According to Pseudo-Apollodorus's Bibliotheca, Heracles defeated Alcyoneus during the Gigantomachy by exploiting the condition governing the Giant's immortality. Alcyoneus could not be killed while standing on his native soil in Pallene (a peninsula in Chalcidice, northern Greece). Each time Heracles struck him down with arrows, Alcyoneus would fall to the earth and revive, drawing renewed strength from the ground beneath him. Athena perceived the problem and advised Heracles to drag Alcyoneus beyond the borders of Pallene. Heracles seized the Giant and hauled his body across the territorial boundary. Once Alcyoneus lay on foreign soil, severed from the earth that sustained him, his conditional immortality expired and Heracles was able to kill him. The strategy required not just physical strength but tactical intelligence, highlighting the Greek value of metis (cunning) as a complement to brute force.

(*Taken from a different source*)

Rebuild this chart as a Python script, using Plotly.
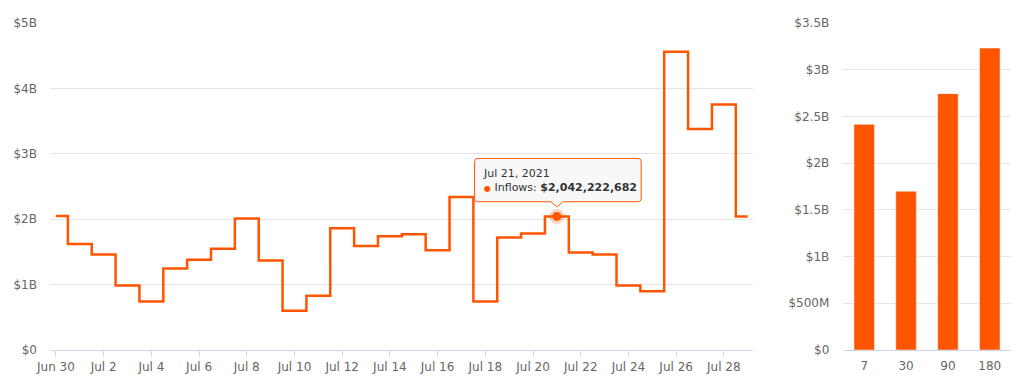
import plotly.graph_objects as go
import pandas as pd

# ---- data ----
dates = pd.date_range("2021-06-30", "2021-07-29", freq="D")
inflows = [2.05e9, 1.62e9, 1.46e9, 0.985e9, 0.74e9, 1.245e9, 1.38e9, 1.55e9, 2.01e9, 1.37e9,
           0.60e9, 0.83e9, 1.86e9, 1.59e9, 1.74e9, 1.77e9, 1.525e9, 2.34e9, 0.74e9, 1.72e9,
           1.78e9, 2042222682, 1.49e9, 1.46e9, 0.985e9, 0.90e9, 4.56e9, 3.38e9, 3.755e9, 2.04e9]
left_tickvals = [0, 1e9, 2e9, 3e9, 4e9, 5e9]
left_ticktext = ["$0", "$1B", "$2B", "$3B", "$4B", "$5B"]
x_tickdates = pd.date_range("2021-06-30", "2021-07-28", freq="2D")
x_ticktext = [d.strftime("%b ") + str(d.day) for d in x_tickdates]

periods = ["7", "30", "90", "180"]
period_values = [2.416e9, 1.70e9, 2.744e9, 3.232e9]
right_tickvals = [0, 0.5e9, 1e9, 1.5e9, 2e9, 2.5e9, 3e9, 3.5e9]
right_ticktext = ["$0", "$500M", "$1B", "$1.5B", "$2B", "$2.5B", "$3B", "$3.5B"]

hover_index = 21  # Jul 21, 2021

ORANGE = "#ff5500"
FONT = dict(family="DejaVu Sans", size=12, color="#666666")

fig = go.Figure()

fig.add_trace(go.Scatter(
    x=dates, y=inflows, mode="lines", line=dict(color=ORANGE, width=2.5, shape="hvh"),
    xaxis="x", yaxis="y", showlegend=False, hoverinfo="skip"))

hx = dates[hover_index]
hy = inflows[hover_index]
fig.add_trace(go.Scatter(
    x=[hx], y=[hy], mode="markers",
    marker=dict(color="rgba(255,85,0,0.25)", size=15, line=dict(width=0)),
    xaxis="x", yaxis="y", showlegend=False, hoverinfo="skip"))
fig.add_trace(go.Scatter(
    x=[hx], y=[hy], mode="markers",
    marker=dict(color=ORANGE, size=9, line=dict(width=0)),
    xaxis="x", yaxis="y", showlegend=False, hoverinfo="skip"))

fig.add_trace(go.Bar(
    x=periods, y=period_values, marker=dict(color=ORANGE, line=dict(color="rgba(255,255,255,0.5)", width=1)),
    xaxis="x2", yaxis="y2", showlegend=False, hoverinfo="skip"))

# tooltip box (pixel offsets relative to hovered point)
box_path = ("M -79.3,58 L 81.3,58 Q 84.3,58 84.3,55 L 84.3,17.7 Q 84.3,14.7 81.3,14.7 "
            "L 6,14.7 L 0,9.5 L -6,14.7 L -79.3,14.7 Q -82.3,14.7 -82.3,17.7 "
            "L -82.3,55 Q -82.3,58 -79.3,58 Z")
fig.add_shape(type="path", xref="x", yref="y", xsizemode="pixel", ysizemode="pixel",
              xanchor=hx, yanchor=hy, path=box_path,
              fillcolor="rgba(247,247,247,0.9)", line=dict(color=ORANGE, width=1), layer="above")

tip_text = (hx.strftime("%b ") + str(hx.day) + hx.strftime(", %Y") +
            "<br><span style='color:#ff5500;font-size:8px'>\u25CF</span> Inflows: <b>$" +
            f"{int(hy):,}" + "</b>")
fig.add_annotation(x=hx, y=hy, xref="x", yref="y", text=tip_text, showarrow=False,
                   xanchor="left", yanchor="middle", align="left", xshift=-75, yshift=36,
                   borderpad=0, font=dict(family="DejaVu Sans", size=11, color="#333333"))

ydom = [37 / 387, 1 - 23 / 387]
fig.update_layout(
    width=1024, height=387, margin=dict(l=0, r=0, t=0, b=0),
    paper_bgcolor="white", plot_bgcolor="white", font=FONT, hovermode=False,
    bargap=0.508,
    xaxis=dict(domain=[50 / 1024, 753 / 1024], type="date",
               range=["2021-06-29 18:00", "2021-07-29 05:20"],
               tickvals=x_tickdates, ticktext=x_ticktext, ticks="outside", ticklen=6,
               tickcolor="#ccd6eb", tickwidth=1, showline=True, linecolor="#ccd6eb",
               showgrid=False, zeroline=False, anchor="y", automargin=False, fixedrange=True),
    yaxis=dict(domain=ydom, range=[0, 5e9], tickvals=left_tickvals, ticktext=left_ticktext,
               showgrid=True, gridcolor="#e6e6e6", zeroline=False, showline=False,
               ticks="", ticklabelstandoff=12, anchor="x", automargin=False, fixedrange=True),
    xaxis2=dict(domain=[843.3 / 1024, 1010.7 / 1024], type="category", anchor="y2",
                showline=True, linecolor="#ccd6eb", ticks="", showgrid=False, zeroline=False,
                ticklabelstandoff=5, automargin=False, fixedrange=True),
    yaxis2=dict(domain=ydom, range=[0, 3.5e9], tickvals=right_tickvals, ticktext=right_ticktext,
                showgrid=True, gridcolor="#e6e6e6", zeroline=False, showline=False, ticks="",
                ticklabelstandoff=13, anchor="x2", automargin=False, fixedrange=True),
)

fig.write_html("out.html", config={"displayModeBar": False},
               post_script="document.body.style.margin='0';document.body.style.overflow='hidden';")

What is the Gigantomachy in Greek mythology?

The Gigantomachy is the mythological war between the Olympian gods and the Gigantes (Giants), the earth-born warriors who assaulted Olympus at the instigation of Gaia. The Giants were born from the earth fertilized by the blood of the castrated Ouranos, and they emerged fully armed with serpent-tails for legs. A prophecy declared that the gods could not defeat the Giants without the aid of a mortal hero, so Athena recruited Heracles to fight alongside the Olympians. The battle took place at Phlegra in Pallene, and each Olympian god faced a specific Giant adversary. Heracles delivered the killing blow to each fallen Giant with his arrows. The Gigantomachy was the last of three cosmic conflicts — after the Titanomachy and the Typhonomachy — and its conclusion established the Olympian gods' permanent rule over the cosmos. The myth was depicted frequently in Greek art, most notably on the Pergamon Altar.

Why couldn't Alcyoneus be killed on his native soil?

Alcyoneus's conditional immortality derived from his connection to his mother Gaia (Earth). As an earth-born Giant, Alcyoneus drew sustaining power from the specific soil of Pallene in Chalcidice, his birthplace. Each time he fell to the ground in combat, contact with his native earth healed his wounds and revived him. This territorial condition reflects a broader principle in Greek mythology: chthonic (earth-born) beings derive their power from the earth itself, and that power is strongest in their place of origin. The concept parallels the myth of Antaeus, another son of Gaia, whom Heracles could only defeat by lifting off the ground. The condition suggests that the earth's power, while immense, has spatial limits — it can sustain its children only within defined boundaries. This principle gave Athena the strategic insight to advise Heracles to drag Alcyoneus beyond Pallene's borders, severing the connection that made him unkillable.